My workshop today was also incredible, surpassing any expectations I could have had for the class. Gregory Pardlo is so smart that I really am awed by just how much I learnt in that first introductory class. It truly has me rethinking many of the ideas I've held about poetry, or at least considering them in a different light. The central issue in the class is that of voice. In part, that is about defining the concept, but we were taken to an even deeper level beneath this, in order to ask a series of more and more provocative questions that got towards some very intrinsic ideas. In some ways, it reminded me a lesson I once had on Buddhism, but in a way that makes that initial discussion feel fairly random and minor.
For one thing, we began to examine what a poem is on the most basic level. What is it that a poem is made up of. Through this question, we examined our own internal prejudices about the nature of poetry and what it means for a thing to be a poem at all. I am still getting a hold on much of it, but I can say that I have certain ideas that feel fairly connected for me, from what I experienced.
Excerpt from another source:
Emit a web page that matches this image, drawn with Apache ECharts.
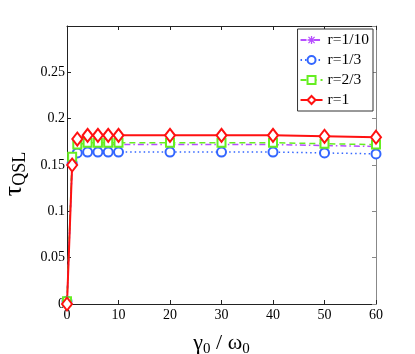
<!DOCTYPE html>
<html>
<head>
<meta charset="utf-8">
<script src="https://cdn.jsdelivr.net/npm/echarts@6/dist/echarts.min.js"></script>
<style>
  html, body { margin: 0; padding: 0; background: #fff; }
  #chart { width: 415px; height: 354px; }
</style>
</head>
<body>
<div id="chart"></div>
<script>
// x 坐标 (γ0/ω0)
const xVals = [0, 1, 2, 4, 6, 8, 10, 20, 30, 40, 50, 60];
// 各 r 对应的 τ_QSL
const r10 = [0.002, 0.152, 0.168, 0.172, 0.172, 0.172, 0.172, 0.172, 0.172, 0.172, 0.171, 0.170];
const r3 = [0.003, 0.152, 0.163, 0.164, 0.164, 0.164, 0.164, 0.164, 0.164, 0.164, 0.163, 0.162];
const r23 = [0.003, 0.159, 0.172, 0.174, 0.174, 0.174, 0.174, 0.174, 0.174, 0.174, 0.173, 0.172];
const r1 = [0.000, 0.150, 0.178, 0.182, 0.182, 0.182, 0.182, 0.182, 0.182, 0.182, 0.181, 0.180];
const names = ['r=1/10', 'r=1/3', 'r=2/3', 'r=1'];

const pts = arr => arr.map((v, i) => [xVals[i], v]);
const serif = 'Liberation Serif';
// 星号标记（四条细棒拼成）
const star = 'path://M0,4.2L10,4.2L10,5.8L0,5.8Z' +
  'M4.2,0L5.8,0L5.8,10L4.2,10Z' +
  'M0.6,1.7L1.7,0.6L9.4,8.3L8.3,9.4Z' +
  'M8.3,0.6L9.4,1.7L1.7,9.4L0.6,8.3Z';

const chart = echarts.init(document.getElementById('chart'));
chart.setOption({
  animation: false,
  grid: { left: 67, right: 39, top: 26, bottom: 50, outerBoundsMode: 'none' },
  legend: {
    orient: 'vertical',
    right: 42, top: 29,
    data: names,
    itemWidth: 22, itemHeight: 10, itemGap: 4,
    padding: [3, 4, 3, 2],
    borderColor: '#333', borderWidth: 1,
    backgroundColor: '#fff',
    textStyle: { fontFamily: serif, fontSize: 15.5, color: '#000' }
  },
  xAxis: [{
    type: 'value', min: 0, max: 60, interval: 10,
    name: '{g|γ}{s|0}{g| / ω}{s|0}',
    nameLocation: 'middle', nameGap: 26,
    nameTextStyle: { rich: {
      g: { fontFamily: serif, fontSize: 22, color: '#000' },
      s: { fontFamily: serif, fontSize: 15, color: '#000', verticalAlign: 'bottom', padding: [12, 0, 0, 0] }
    } },
    axisLine: { lineStyle: { color: '#222', width: 1 } },
    axisTick: { inside: true, length: 4, lineStyle: { color: '#222' } },
    axisLabel: { fontFamily: serif, fontSize: 14, color: '#000', margin: 4 },
    splitLine: { show: false }
  }, {
    type: 'value', min: 0, max: 60, interval: 10, position: 'top',
    axisLine: { show: true, onZero: false, lineStyle: { color: '#222' } },
    axisTick: { inside: true, length: 4, lineStyle: { color: '#222' } },
    axisLabel: { show: false }, splitLine: { show: false }
  }],
  yAxis: [{
    type: 'value', min: 0, max: 0.3, interval: 0.05,
    name: '{g|τ}{s|QSL}',
    nameLocation: 'middle', nameGap: 38, nameRotate: 90,
    nameTextStyle: { rich: {
      g: { fontFamily: serif, fontSize: 26, color: '#000' },
      s: { fontFamily: serif, fontSize: 18, color: '#000', padding: [12, 18, 0, 0] }
    } },
    axisLine: { show: true, lineStyle: { color: '#222' } },
    axisTick: { show: true, inside: true, length: 4, lineStyle: { color: '#222' } },
    axisLabel: {
      fontFamily: serif, fontSize: 14, color: '#000', margin: 2,
      formatter: v => (v > 0.29 ? '' : String(+v.toFixed(2)))
    },
    splitLine: { show: false }
  }, {
    type: 'value', min: 0, max: 0.3, interval: 0.05, position: 'right',
    axisLine: { show: true, onZero: false, lineStyle: { color: '#888' } },
    axisTick: { show: true, inside: true, length: 4, lineStyle: { color: '#888' } },
    axisLabel: { show: false }, splitLine: { show: false }
  }],
  series: [{
    name: names[0], type: 'line', data: pts(r10),
    symbol: star, symbolSize: 8,
    lineStyle: { color: '#b64dff', width: 1.5, type: [6, 3, 1.5, 3] },
    itemStyle: { color: '#b64dff' }
  }, {
    name: names[1], type: 'line', data: pts(r3),
    symbol: 'emptyCircle', symbolSize: 9,
    lineStyle: { color: '#3366ff', width: 1.5, type: [1.5, 3] },
    itemStyle: { color: '#3366ff', borderWidth: 2 }
  }, {
    name: names[2], type: 'line', data: pts(r23),
    symbol: 'emptyRect', symbolSize: 8,
    lineStyle: { color: '#66ee22', width: 1.5, type: [6, 4] },
    itemStyle: { color: '#66ee22', borderWidth: 2 }
  }, {
    name: names[3], type: 'line', data: pts(r1),
    symbol: 'emptyDiamond', symbolSize: [10, 13],
    lineStyle: { color: '#ff1111', width: 2 },
    itemStyle: { color: '#ff1111', borderWidth: 2 }
  }]
});
</script>
</body>
</html>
To begin with, in terms of understanding the concept of voice. Now, this is something that is often difficult to put into a box, obviously, because it doesn't really exist inside any particular element of the work in a way that can be pointed at. But what was really interesting to consider, which was brought up tonight, was the idea that we are largely incapable of ever sensing our own voice, and that our sense of taste is ruled by our own voice. Essentially, voice exists at the level of our own understanding of language. In essence, voice is how we utilize language, and includes all the language we have possible access to in some way, so anything that I write must be an expression of it, as it comes through my understanding of language.
Pushing this to another level, though, the question then turned around, largely, to one of examining our own perspective. In essence, the desire of a reader in encountering a poem is for that piece of work to provide an experience and a set of meanings that they can understand, interpret, and appreciate, and the way to do that is for the work to meet this reader wherever they happen to be right now. As Pardlo put it, essentially, as readers we want the writer to put the meaning of the poem into a format that is compatible with our own personal preferences. In critiquing work, we often can fall pray to wanting the work to be what we ourselves like and find meaningful, which is not useful, all the time. First, in a workshop, we are often applying ideas that are not relevant for the poet. They exist in a world of language that is not the same as my own, and thus my reading of that work is always going to be something different than what is intended by the writer. In essence, we like work that is what we like, and that is not a particularly useful rubric.
At this point, I am not certain where any of that leads, really, but a large part of it is about challenging our preconceptions about poetry, and our own poetry in particular. I am really excited to see how class goes tomorrow.